Daniel Lurie is getting budget-rolled by his own bureaucrats
How can so many departments reject the mayor's demand for budget cuts? It's all part of the typical City Family playbook.
Editor-at-large
The San Francisco Standard
Published Mar. 10, 2025 • 6:00am
San Francisco Mayor Daniel Lurie has lost the first round in a cost-cutting bout with his own government. It’s a battle he literally can’t lose — the city’s charter requires a balanced budget — but how he gets there will determine his effectiveness as mayor.
Since his campaign last year, the neophyte politician has been saying that tough cuts were needed.

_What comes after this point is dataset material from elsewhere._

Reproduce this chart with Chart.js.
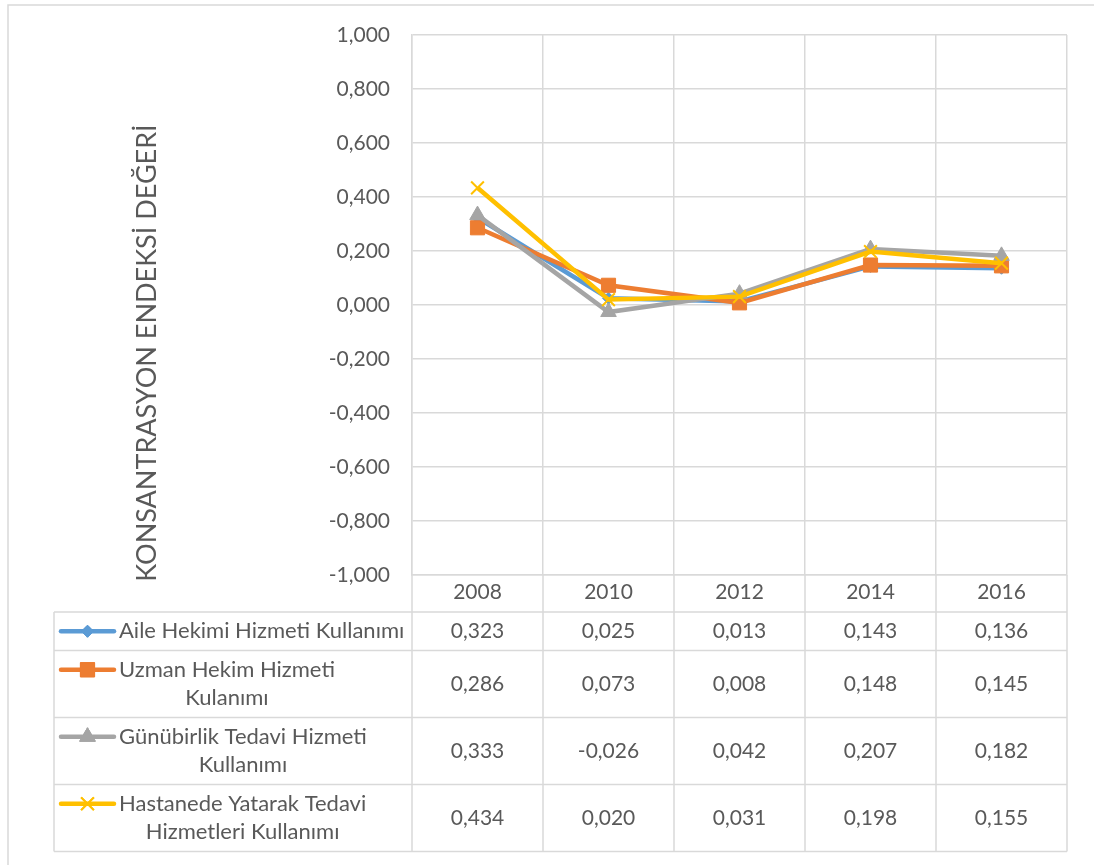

In an otherwise cheerful inaugural address Jan. 8, he told supporters that the “largest budget deficit in the history of our city … requires us to make some painful decisions.” And in mid-February, when the city controller issued a report detailing the $840 million, two-year gap between projected spending and revenue, the mayor’s response hit familiar notes. Rightsizing the city’s finances “will require some extremely tough decisions,” he said, “but I know we are up to the challenge.”
So far, there is ample evidence that the City Family — the collection of entrenched bureaucrats who operate the vast and expensive municipal machinery — is failing to rise to the occasion. Worse, beyond a few banal and increasingly rote admonitions, Lurie hasn’t offered specific direction on what cuts are needed.